Taking It Further: Find Your Next Step

If you're reading this and thinking, "Okay, I'm ready to go deeper with my surface pattern design practice," I've got something special for you.

I've created three FREE 5-day email courses designed specifically for surface pattern designers at different stages of their journey. Take my free quiz and I'll point you toward the course that matches exactly where you are right now.

And if you're ready to master the technical side of pattern creation, my Procreate Pattern Collection Masterclass or Photoshop Patterns Unleashed courses are designed to work hand-in-hand with this inspiration-and-play practice. They give you the technical chops to execute the ideas that come from your play sessions.

For ongoing inspiration, accountability, and weekly creative nudges, join my free newsletter 3, 2, 1...Let's Design! Every Thursday, I share tips, encouragement, and real talk about the creative journey.

 

The Bottom Line

When you pair intentional inspiration gathering with pressure-free play, you create a sustainable creative practice that doesn't depend on the muse showing up. You build the conditions for creativity to flourish—even in the messiest, busiest seasons of life.

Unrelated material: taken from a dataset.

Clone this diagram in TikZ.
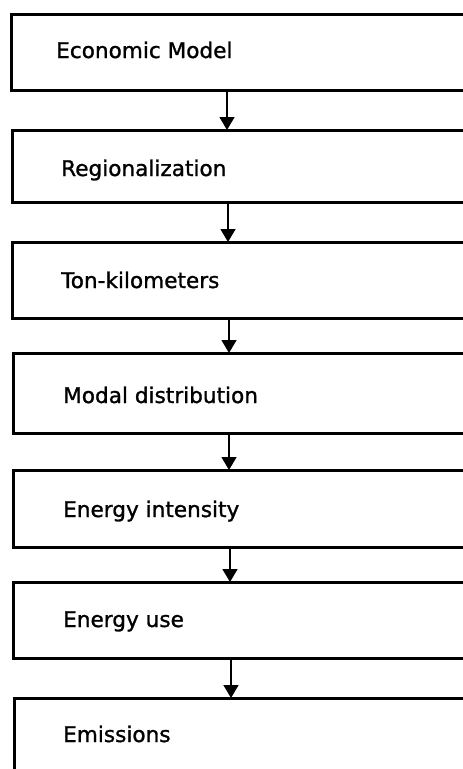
\documentclass[tikz,border=0pt]{standalone}
\usepackage{fontspec}
\newfontfamily\labfont{DejaVu Sans}[BoldFont={DejaVu Sans}, BoldFeatures={FakeBold=1.2}]
\usetikzlibrary{arrows.meta}
\tikzset{
  box/.style={draw=black, line width=2.8pt, anchor=north west, minimum width=520pt, inner sep=0pt},
  lab/.style={anchor=base west, inner sep=0pt, font=\labfont\bfseries\fontsize{21.6pt}{24pt}\selectfont},
  arr/.style={draw=black, line width=1.5pt, -{Triangle[width=15pt,length=13pt]}, shorten >=-1pt}
}
\begin{document}
\begin{tikzpicture}[x=1pt,y=-1pt]
\useasboundingbox (0,0) rectangle (463,769);
\clip (0,0) rectangle (463,769);
\fill[white] (0,0) rectangle (463,769);
% boxes
\node[box, minimum height=76pt] (b1) at (10,13) {};
\node[box, minimum height=72pt] (b2) at (11,129) {};
\node[box, minimum height=76pt] (b3) at (11,241) {};
\node[box, minimum height=80pt] (b4) at (12,352) {};
\node[box, minimum height=77pt] (b5) at (12,469) {};
\node[box, minimum height=76pt] (b6) at (12,581) {};
\node[box, minimum height=140pt] (b7) at (13,697) {};
% labels
\node[lab] (t1) at (56,58) {Economic Model};
\node[lab] (t2) at (61,176) {Regionalization};
\node[lab] (t3) at (61,288) {Ton-kilometers};
\node[lab] (t4) at (63,403) {Modal distribution};
\node[lab] (t5) at (63,517) {Energy intensity};
\node[lab] (t6) at (63,627) {Energy use};
\node[lab] (t7) at (63,742) {Emissions};
% arrow columns
\coordinate (x1) at (227,0);
\coordinate (x2) at (228,0);
\coordinate (x3) at (229,0);
\coordinate (x4) at (229,0);
\coordinate (x5) at (230,0);
\coordinate (x6) at (231,0);
\draw[arr] (b1.south -| x1) -- (b2.north -| x1);
\draw[arr] (b2.south -| x2) -- (b3.north -| x2);
\draw[arr] (b3.south -| x3) -- (b4.north -| x3);
\draw[arr] (b4.south -| x4) -- (b5.north -| x4);
\draw[arr] (b5.south -| x5) -- (b6.north -| x5);
\draw[arr] (b6.south -| x6) -- (b7.north -| x6);
\end{tikzpicture}
\end{document}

So grab that iPad (or open that Pinterest app), start capturing what catches your eye, and then—here's the crucial part—take time to play with those inspirations. Not to create portfolio pieces. Not to make something post-worthy. Just to explore, experiment, and see what happens when you give your brain permission to wander.

Because here's the real secret: Magic happens in the playing, not in the perfecting. 

Now go fill that creative well—then give yourself permission to splash around in it.